Controversies and debates: contemporary pressures
Contemporary discourse often features disputes over whether social movements, media, or academic disciplines claim a kind of moral or epistemic infallibility. Critics on the right frequently argue that certain strains of intellectual or cultural advocacy pretend to have unassailable truth about history, identity, and justice, and then enforce conformity through censorship or social sanction. They contend that such claims resemble entitlements to authority that bypass argument and evidence, undermining pluralism and the open exchange of ideas. See woke culture and cancel culture for related debates about contemporary norms and disciplinary practices.

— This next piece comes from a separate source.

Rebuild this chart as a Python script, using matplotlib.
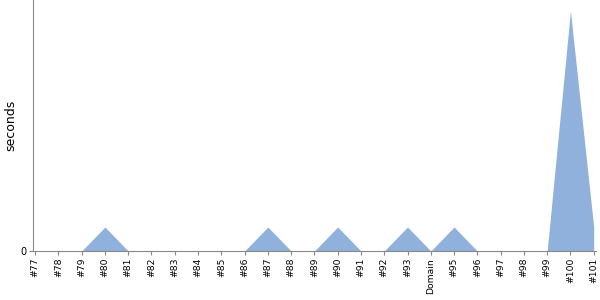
import matplotlib.pyplot as plt

labels = ['#77', '#78', '#79', '#80', '#81', '#82', '#83', '#84', '#85', '#86',
          '#87', '#88', '#89', '#90', '#91', '#92', '#93', 'Domain', '#95', '#96',
          '#97', '#98', '#99', '#100', '#101']
seconds = [0, 0, 0, 1, 0, 0, 0, 0, 0, 0,
           1, 0, 0, 1, 0, 0, 1, 0, 1, 0,
           0, 0, 0, 10, 1]

fig = plt.figure(figsize=(6, 3), dpi=100)
ax = fig.add_axes([0.055, 0.1633, 0.938, 0.8367])

x = list(range(len(labels)))
ax.fill_between(x, seconds, 0, color='#8fb1db', linewidth=0)

ax.set_xlim(-0.09, 24.09)
ax.set_ylim(0, 10.46)
ax.set_xticks(x)
ax.set_xticklabels(labels, rotation=90, fontsize=6.7)
ax.set_yticks([0])
ax.set_yticklabels(['0'], fontsize=7)
ax.set_ylabel('seconds', fontsize=9)
ax.yaxis.set_label_coords(-0.028, 0.5)

for s in ['top', 'right']:
    ax.spines[s].set_visible(False)
for s in ['left', 'bottom']:
    ax.spines[s].set_color('#888888')
ax.tick_params(colors='#888888', labelcolor='black', length=3, width=0.8, pad=2)

fig.savefig('out.png')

Proponents of reforming or reconfiguring traditional norms argue that steady improvement requires reevaluating inherited assumptions, testing them against experience and evolving standards of justice. The challenge for a stable society is to maintain respect for enduring values—order, family, liberty, responsibility—while allowing room for necessary recalibration in light of new information. The best answer is often a disciplined balance: uphold core commitments, preserve institutions that have earned trust, and subject all claims to evidence and fair scrutiny.
From this vantage, critiques of infallibility tend to favor a careful, pluralistic approach to truth and a robust public square where disagreement can be resolved by argument, not coercion. The aim is not to deny the possibility of truth but to insist on accountability for those who claim to possess it.